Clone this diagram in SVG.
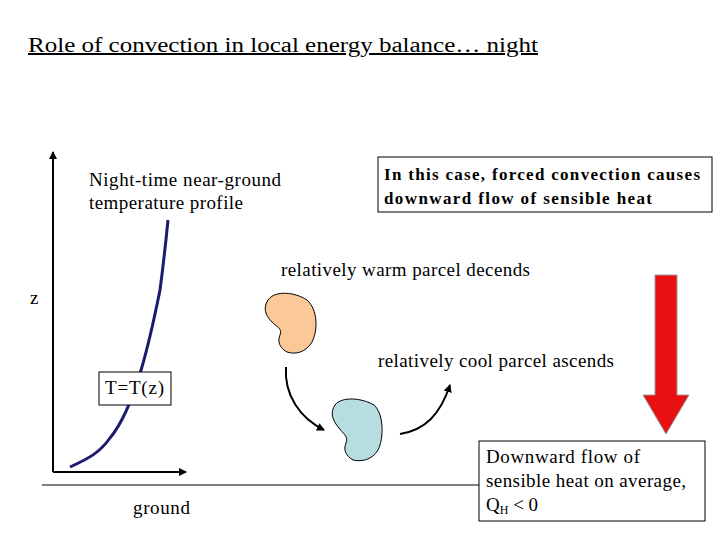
<svg xmlns="http://www.w3.org/2000/svg" width="720" height="540" viewBox="0 0 720 540">
<style>
text{font-family:"Liberation Serif",serif;fill:#000}
.t{font-size:19px}
.box{fill:#fff;stroke:#000;stroke-width:1}
</style>
<defs>
<marker id="ah" markerWidth="8" markerHeight="8" refX="7" refY="4" orient="auto" markerUnits="userSpaceOnUse"><path d="M0,0 L8,4 L0,8 Z" fill="#000"/></marker>
</defs>
<rect width="720" height="540" fill="#fff"/>
<text x="28" y="52" font-size="20" text-decoration="underline" textLength="510" lengthAdjust="spacingAndGlyphs">Role of convection in local energy balance… night</text>
<g id="axes">
<line x1="53" y1="472" x2="53" y2="152" stroke="#000" stroke-width="2" marker-end="url(#ah)"/>
<line x1="53" y1="472" x2="186" y2="472" stroke="#000" stroke-width="2" marker-end="url(#ah)"/>
<line x1="42" y1="485" x2="479" y2="485" stroke="#000" stroke-width="1"/>
<text class="t" x="30" y="304">z</text>
<text class="t" x="133" y="514" textLength="57">ground</text>
</g>
<g id="profile">
<path d="M70,467 C90,458 100,452 110,438 C135,408 150,340 160,290 C164,260 166,240 168,220" fill="none" stroke="#1a1a6e" stroke-width="3"/>
<text class="t" x="89" y="186" textLength="192">Night-time near-ground</text>
<text class="t" x="89" y="209" textLength="154">temperature profile</text>
</g>
<g id="tz">
<rect class="box" x="99" y="372" width="72" height="33"/>
<text class="t" x="105" y="394" textLength="59">T=T(z)</text>
</g>
<g id="note">
<rect class="box" x="378" y="157" width="334" height="55"/>
<text x="384" y="180" font-size="17" font-weight="bold" textLength="316">In this case, forced convection causes</text>
<text x="384" y="204" font-size="17" font-weight="bold" textLength="268">downward flow of sensible heat</text>
</g>
<g id="warm">
<path d="M268,300 C275,290 295,292 307,300 C318,310 318,330 312,342 C306,352 296,355 287,352 C280,348 277,342 280,335 C283,328 275,326 272,322 C265,315 263,308 268,300 Z" fill="#fbc898" stroke="#000" stroke-width="1"/>
<text class="t" x="281" y="276" textLength="249">relatively warm parcel decends</text>
</g>
<g id="cool">
<path d="M335,405 C342,396 362,398 374,405 C384,414 384,438 378,450 C372,460 362,462 353,460 C346,456 343,450 346,443 C349,436 342,433 339,428 C332,420 330,412 335,405 Z" fill="#b8dde1" stroke="#000" stroke-width="1"/>
<text class="t" x="378" y="367" textLength="236">relatively cool parcel ascends</text>
</g>
<g id="connectors">
<path d="M286,367 C284,395 300,418 324,430" fill="none" stroke="#000" stroke-width="2" marker-end="url(#ah)"/>
<path d="M400,434 C425,430 440,415 450,385" fill="none" stroke="#000" stroke-width="2" marker-end="url(#ah)"/>
</g>
<g id="redarrow">
<path d="M655,275 L677,275 L677,395 L689,395 L666,434 L643,395 L655,395 Z" fill="#e81010" stroke="#999" stroke-width="1"/>
</g>
<g id="summary">
<rect class="box" x="479" y="441" width="226" height="80"/>
<text class="t" x="486" y="463" textLength="154">Downward flow of</text>
<text class="t" x="486" y="487" textLength="200">sensible heat on average,</text>
<text class="t" x="486" y="511">Q<tspan font-size="12" dy="3">H</tspan><tspan dy="-3"> &lt; 0</tspan></text>
</g>
</svg>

+===+

### EXERCISE REQUIREMENTS:
Transcribe all of the material exactly, leaving out whatever pictures it contains.

### EXERCISE ANSWER:
Clone this diagram in SVG.
<svg xmlns="http://www.w3.org/2000/svg" width="720" height="540" viewBox="0 0 720 540">
<style>
text{font-family:"Liberation Serif",serif;fill:#000}
.t{font-size:19px}
.box{fill:#fff;stroke:#000;stroke-width:1}
</style>
<defs>
<marker id="ah" markerWidth="8" markerHeight="8" refX="7" refY="4" orient="auto" markerUnits="userSpaceOnUse"><path d="M0,0 L8,4 L0,8 Z" fill="#000"/></marker>
</defs>
<rect width="720" height="540" fill="#fff"/>
<text x="28" y="52" font-size="20" text-decoration="underline" textLength="510" lengthAdjust="spacingAndGlyphs">Role of convection in local energy balance… night</text>
<g id="axes">
<line x1="53" y1="472" x2="53" y2="152" stroke="#000" stroke-width="2" marker-end="url(#ah)"/>
<line x1="53" y1="472" x2="186" y2="472" stroke="#000" stroke-width="2" marker-end="url(#ah)"/>
<line x1="42" y1="485" x2="479" y2="485" stroke="#000" stroke-width="1"/>
<text class="t" x="30" y="304">z</text>
<text class="t" x="133" y="514" textLength="57">ground</text>
</g>
<g id="profile">
<path d="M70,467 C90,458 100,452 110,438 C135,408 150,340 160,290 C164,260 166,240 168,220" fill="none" stroke="#1a1a6e" stroke-width="3"/>
<text class="t" x="89" y="186" textLength="192">Night-time near-ground</text>
<text class="t" x="89" y="209" textLength="154">temperature profile</text>
</g>
<g id="tz">
<rect class="box" x="99" y="372" width="72" height="33"/>
<text class="t" x="105" y="394" textLength="59">T=T(z)</text>
</g>
<g id="note">
<rect class="box" x="378" y="157" width="334" height="55"/>
<text x="384" y="180" font-size="17" font-weight="bold" textLength="316">In this case, forced convection causes</text>
<text x="384" y="204" font-size="17" font-weight="bold" textLength="268">downward flow of sensible heat</text>
</g>
<g id="warm">
<path d="M268,300 C275,290 295,292 307,300 C318,310 318,330 312,342 C306,352 296,355 287,352 C280,348 277,342 280,335 C283,328 275,326 272,322 C265,315 263,308 268,300 Z" fill="#fbc898" stroke="#000" stroke-width="1"/>
<text class="t" x="281" y="276" textLength="249">relatively warm parcel decends</text>
</g>
<g id="cool">
<path d="M335,405 C342,396 362,398 374,405 C384,414 384,438 378,450 C372,460 362,462 353,460 C346,456 343,450 346,443 C349,436 342,433 339,428 C332,420 330,412 335,405 Z" fill="#b8dde1" stroke="#000" stroke-width="1"/>
<text class="t" x="378" y="367" textLength="236">relatively cool parcel ascends</text>
</g>
<g id="connectors">
<path d="M286,367 C284,395 300,418 324,430" fill="none" stroke="#000" stroke-width="2" marker-end="url(#ah)"/>
<path d="M400,434 C425,430 440,415 450,385" fill="none" stroke="#000" stroke-width="2" marker-end="url(#ah)"/>
</g>
<g id="redarrow">
<path d="M655,275 L677,275 L677,395 L689,395 L666,434 L643,395 L655,395 Z" fill="#e81010" stroke="#999" stroke-width="1"/>
</g>
<g id="summary">
<rect class="box" x="479" y="441" width="226" height="80"/>
<text class="t" x="486" y="463" textLength="154">Downward flow of</text>
<text class="t" x="486" y="487" textLength="200">sensible heat on average,</text>
<text class="t" x="486" y="511">Q<tspan font-size="12" dy="3">H</tspan><tspan dy="-3"> &lt; 0</tspan></text>
</g>
</svg>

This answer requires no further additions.